The PRA stated that respondents to CP19/23 were generally supportive of its proposals. However, in line with the feedback received, the PRA confirmed that it identified several areas where changes were needed to the draft policy.
“Compared to the proposals set out in CP19/23, we think the changes are generally positive, although arguably they still do not go as far as firms would have liked,” said PwC, in response to the measures.
Others in the industry were more positive than PwC. “This is a case of evolution, not revolution,” said Huw Evans, Head of Insurance at KPMG UK, on the changes. “These rules ensure a more distinct UK Solvency II regime with some greater flexibility to invest in long-term assets such as infrastructure. Alongside this, are more complex rules policing the Matching Adjustment mechanism.”
“The PRA’s creation of Solvency UK has made improvements that will work better for the UK than the original regime,” said Evans. “With the EU having also made changes to Solvency II, there is nothing in the final UK version that would prevent it being deemed ‘equivalent’ to the EU’s regime in due course.”
“This final set of rule changes to Solvency II will only affect life insurance and insurers selling individual or group protection products in the UK that use the Matching Adjustment mechanism now or in the future."

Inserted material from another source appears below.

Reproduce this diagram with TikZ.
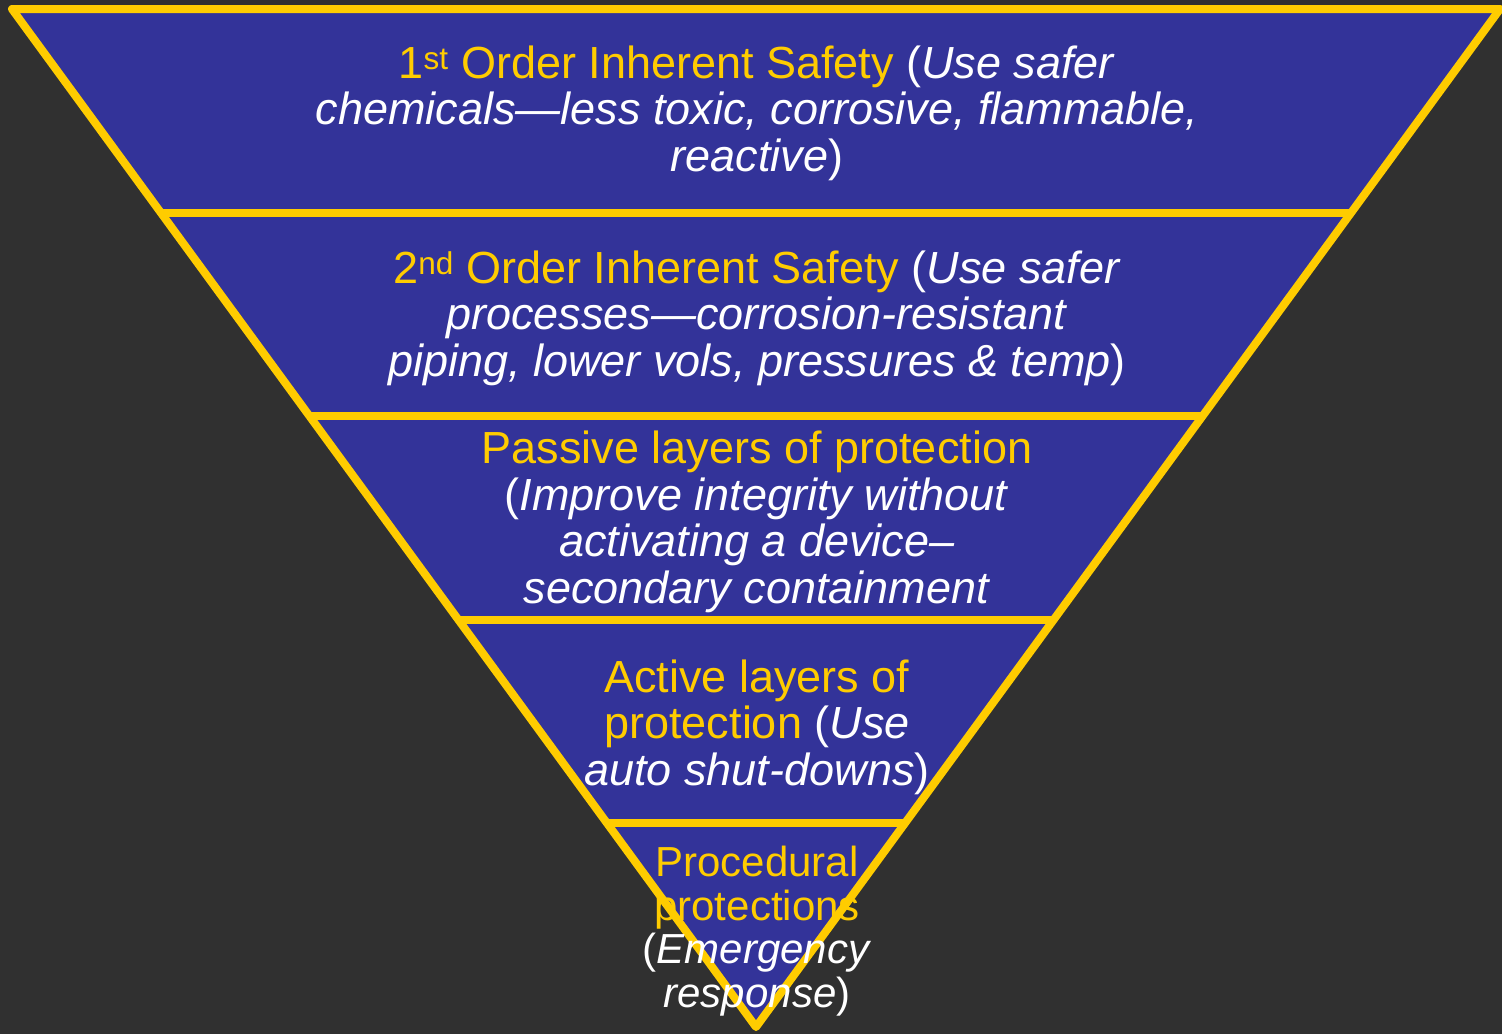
\documentclass[tikz,border=0pt]{standalone}
\usepackage{fontspec}
\setmainfont{Liberation Sans}
\usetikzlibrary{calc}
\definecolor{safeblue}{HTML}{333399}
\definecolor{safeyellow}{HTML}{FFCC00}
\definecolor{slidegray}{HTML}{303030}
\newcommand{\lvl}[1]{\textcolor{safeyellow}{#1}}
\newcommand{\why}[1]{\textit{#1}}

\begin{document}
\begin{tikzpicture}[x=1pt, y=-1pt,
  layer/.style={align=center, text=white, font=\fontsize{45}{46.5}\selectfont, inner sep=0pt},
  rim/.style={draw=safeyellow, line width=8pt, line join=round}
]
\fill[slidegray] (0,0) rectangle (1502,1034);
\useasboundingbox (0,0) rectangle (1502,1034);
\coordinate (tl) at (12,9);
\coordinate (tr) at (1500,9);
\coordinate (apex) at (756,1027);

% inverted pyramid
\fill[safeblue] (tl) -- (tr) -- (apex) -- cycle;
\foreach \f in {0.2,0.4,0.6,0.8}
  \draw[rim] ($(tl)!\f!(apex)$) -- ($(tr)!\f!(apex)$);
\draw[rim] (tl) -- (tr) -- (apex) -- cycle;

% the five layers
\node[layer] (first) at (757,113) {\lvl{1\textsuperscript{st} Order Inherent Safety} (\why{Use safer}\\
  \why{chemicals—less toxic, corrosive, flammable,}\\
  \why{reactive})};
\node[layer] (second) at (757,318) {\lvl{2\textsuperscript{nd} Order Inherent Safety} (\why{Use safer}\\
  \why{processes—corrosion-resistant}\\
  \why{piping, lower vols, pressures \& temp})};
\node[layer] (passive) at (757,522) {\lvl{Passive layers of protection}\\
  (\why{Improve integrity without}\\
  \why{activating a device–}\\
  \why{secondary containment}};
\node[layer] (active) at (757,727) {\lvl{Active layers of}\\
  \lvl{protection} (\why{Use}\\
  \why{auto shut-downs})};
\node[layer, font=\fontsize{42}{43.7}\selectfont] (procedural) at (757,931) {\lvl{Procedural}\\
  \lvl{protections}\\
  (\why{Emergency}\\
  \why{response})};
\end{tikzpicture}
\end{document}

Consultant Hymans Robertson also praised the changes and said that UK life insurers would be able to invest more of their assets into the UK productive economy due to the new rules. “These deliver on the most technical component of the initial phase of Solvency UK reform which primarily impacts how insurers invest to secure the payments they will be making to pensioners for decades to come,” said Nick Ford, Partner, Head of Risk & Capital risk. “With around £50 billion of funds transferring from pension funds to these insurers each year this has the potential to deliver some of the £100 billion of extra investment sought by the UK government into productive and green finance.”
It also said the changes confirmed an increase in flexibility in the type of assets that insurers can invest in, he added, but that it would take time to ramp up flows into these permitted assets, and there will still be asset classes, such as some infrastructure funds that pension schemes currently hold, that they will find very challenging to include in their portfolios.
“Expecting that, insurers have already engaged with the PRA to explore suggestions on further reform to accelerate these moves and deliver the extra investment that the government is seeking,” said Ford.
Solvency UK has been a major driving force for decisions and innovation in the London market for insurers.
Phoenix Group, one of the UK’s largest insurers, has recently introduced a Matching Adjustment Sandbox.